Clear vision
Biochemical technology company Avantium is on a roll. It has announced that it has signed a conditional agreement with a number of companies for the supply of PEF resin from a planned Avantium FDCA flagship plant.
The company has also successfully produced polyesters with its plantMEG from its Ray Technology demonstration plant. With the Ray Technology, Avantium can produce mono-ethylene glycol (MEG) from plant-based feedstocks rather than fossil sources: plantMEG.
Currently, MEG is widely used as an important chemical building block for plastic bottles and packaging, polyester textiles for clothing and furniture.
The planned FDCA flagship plant is set to produce 5 kilotonnes of FDCA (furandicarboxylic acid) per annum, a key building block for the 100% fossil-free, recyclable polymer PEF (polyethylene furanoate).
Avantium previously announced that contracts were signed with specialty chemical company Toyobo (Japan), specialty polyester film producer Terphane (US), the beverage bottling company Refresco (Netherlands), and an undisclosed major global food & beverage brand owner. Avantium is also collaborating with Carlsberg in the development of PEF based packaging of beer, such as the Green Fibre Bottle.
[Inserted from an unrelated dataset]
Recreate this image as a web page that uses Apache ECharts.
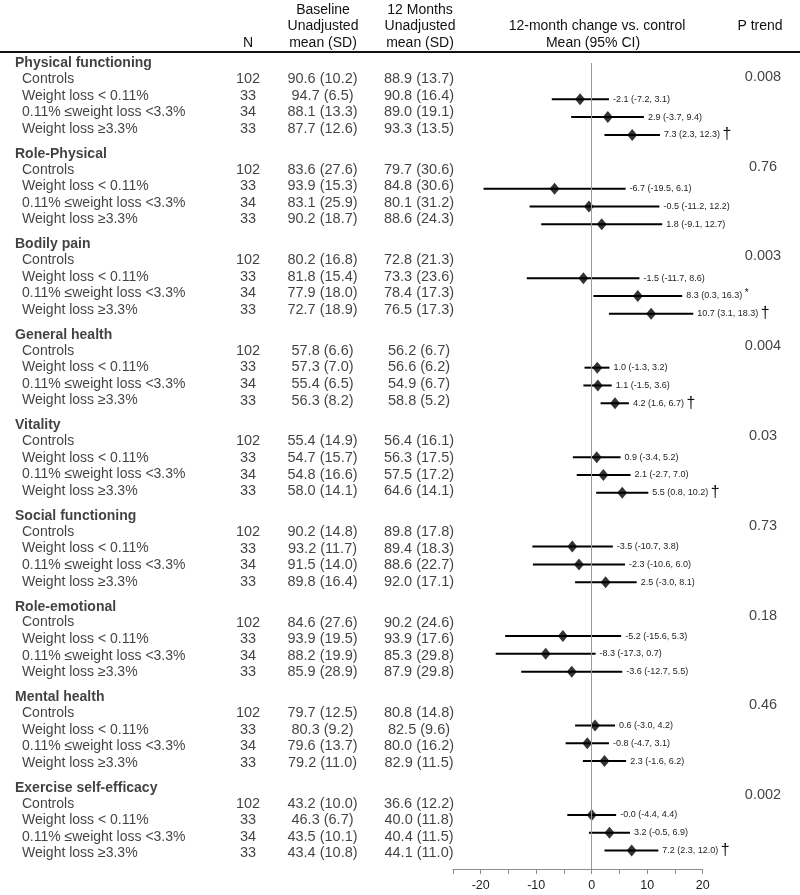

PEF offers a number of important advantages over the PET currently used for food and drink packaging. PEF could replace PET in typical applications like films, fibres and in particular bottles for the packaging of soft drinks, water, alcoholic beverages, fruit juices food and non-food products.
PEF will be broadly introduced to the international market for high-value applications varying from monolayer bottles, multilayer bottles and polyester film products.
In multilayer bottles, PEF can be used as a barrier material in multilayer PET (polyethylene terephthalate) bottles, leading to improved sustainability and recyclability compared to multilayer bottles with other barrier materials.
These are significant developments as Avantium’s research has proven that PEF bottles outperform PET bottles in many areas, particularly barrier properties (the ability of the polymer to withstand gas permeability through the bottle). PEF’s ability to seal out oxygen, for example, results in longer-lasting carbonated drinks and extended shelf life.
Who doesn’t want thinner bottles or packaging? Companies producing packaging materials such as beverage cans, glass beer bottles, or aluminium wrappers will have to watch out.
Avantium has also demonstrated that PEF can be recycled in very similar ways to PET recycling.
Once PEF is produced in larger volumes it is likely it may become economically more attractive to separately recycle PEF. Avantium is currently working with brand owners and the recycling industry to establish a PEF to PEF recycling infrastructure in the future.
If people are willing to pay a green premium then we could see a next generation packaging material in many product categories where superior barrier qualities are needed.
- Rodney Jack, editor, Food & Drink Technology.